Our first excursion met with much success. Killer looks of many wonderful species, and the sum total bird list was 131 species. Bonuses included a porcupine in a nearby tree, many interesting plants and insects, many species of warblers including golden-winged, Kirtland's, and mourning, and a nice late spring hawk migration along Lake Huron. That included a pair of sharp-shinned and a red-tailed hawk, a peregrine falcon, an osprey, dozens of turkey vultures, five bald eagles, and perhaps 80 broad-winged hawks.

I was up and out at dawn to head over to the jack pines, one of my favorite habitats. Following are a few photos from today's foray.

While traveling along a remote gravel lane, I encountered a large wild turkey gobbler, shepherding a pair of hens. He was busy strutting and fanning his tail and wings, and allowed me a surprisingly close approach.

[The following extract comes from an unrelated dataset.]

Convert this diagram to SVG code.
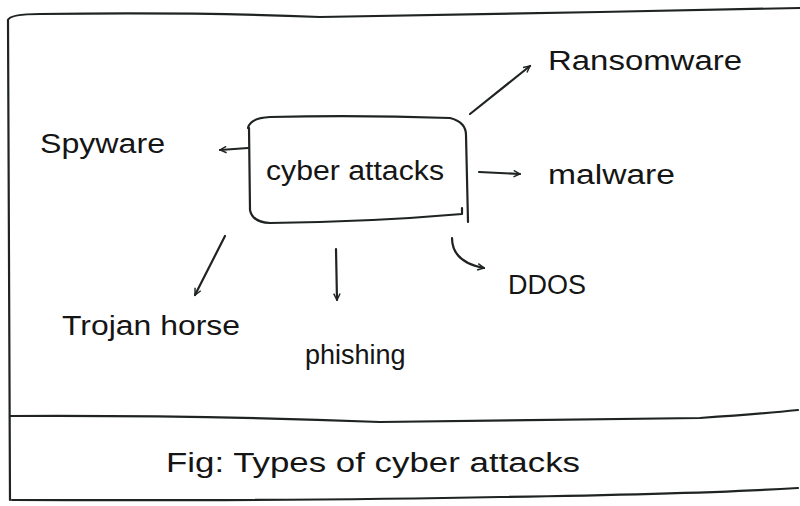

Stars of the jack pines are, it should go without saying, the Kirtland's warbler. Here, a male pauses briefly between bouts of singing and foraging. These largish warblers are fairly sluggish and tame. They are also curious. I have noted repeatedly that when I'm by myself, being quiet and still, a bird will often come near seemingly to inspect me before continuing his rounds.

I was very pleased to see this female, who was following the male shown above. Female Kirtland's warblers are far skulkier and difficult to observe than the outgoing males, who often perch in conspicuous places for extended periods while singing. As I watched, the pair came together on the ground, and copulated. Missed that shot - the act lasts but a second or so - but the female then retreated to cover and sat for a few minutes preening.

Upland sandpipers are fairly common in the jack pines, especially the very young open stands. They are prone to alighting atop conspicuous snags to survey their domain.

Not a great shot - sorry - but by this point it was early afternoon and harsh contrasting sunlight. But this is a cool bird and one that I don't find commonly in the jacks. It is a Brewer's blackbird, and a male with his bright staring white eyes.

Sparrows are a big part of the jack pine avifauna, and at least ten breeding species can be found: eastern towhee, and chipping, clay-colored, field, vesper, savannah (rarely), song, Lincoln's, and white-throated sparrows, and dark-eyed junco. This is a clay-colored sparrow, a male in between delivering his odd buzzy insect-like song.

The most common of the jack pine sparrows is the vesper sparrow, which has a beautiful voice indeed. The song begins with two downslurred notes, then launches into a rambunctious series of buzzy trills. One hears them everywhere.

Finally, my favorite of the jack pine sparrows, the Lincoln's sparrow. Many birders know this one only from migration, south of the breeding grounds. When in passage, it has a well-deserved reputation as a furtive skulker and getting a good look at one of these dapper sparrows can be challenging. Furthermore, they seldom sing in migration.

These neatly dressed birds resemble a carefully manicured song sparrow. They drop the shyness on the nesting grounds - at least the males - and can be found teeing up on prominent perches belting out a boisterous buzzy song.

We'll be exploring more of the jack pines with our second group later this week, and I look forward to returning.